The changes will increase receipts from industries including manufacturing and retail to about 20 percent of gross domestic product by 2017 from 8 percent in 2011, he said. In Nigeria, Africa’s largest crude producer, non-oil tax was 6.3 percent of GDP in 2011.

Oil-industry tariffs accounted for 79 percent of tax revenue in 2011.

Plans to earn more from other areas come as Angola continues to rebuild from a 27-year civil war that ended in 2002 and as growth excluding oil reached 9.1 percent last year.

The US$114 billion economy is forecast to expand 7.1 percent this year from 7.4 percent in 2012, according to the government and budget documents.

By 2017 or soon after, a value-added tax on finished products and services will replace a consumption tax that’s charged on each stage of manufacturing, Luther said.

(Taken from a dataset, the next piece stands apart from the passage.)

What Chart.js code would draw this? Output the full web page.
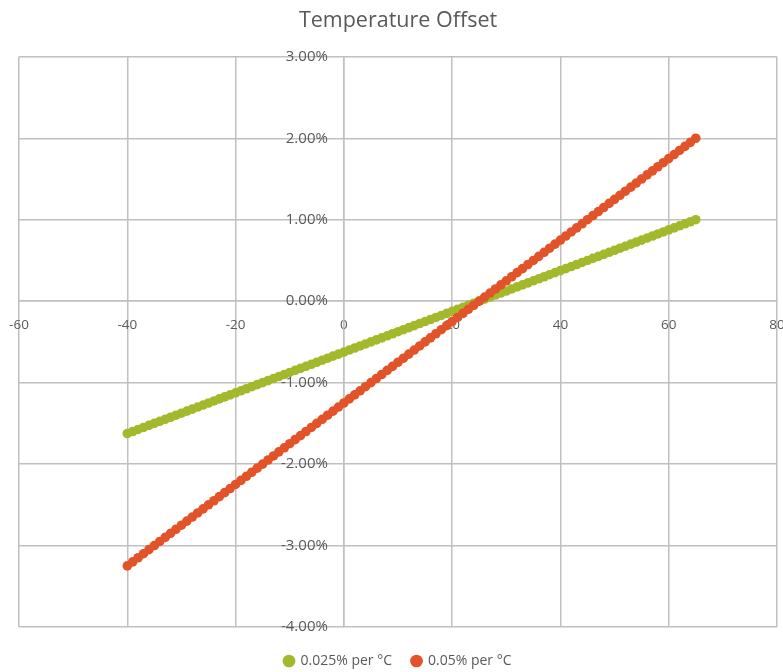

The new levy will cut the “cascading effect” of the previous tax, which increased inflation by making prices higher than a lone tariff on the final product, he said.

Angola has separate tax regimes for petroleum, negotiated with companies including Total SA, Exxon Mobil Corp. and BP Plc., in production-sharing agreements. Tax authorities are guiding the reforms by looking at South Africa, Ivory Coast, Morocco, Zambia and Mozambique, Luther said. The International Monetary Fund (IMF) forecasts Angola’s government revenue this year at 44 percent of GDP, the second-highest in sub-Saharan Africa.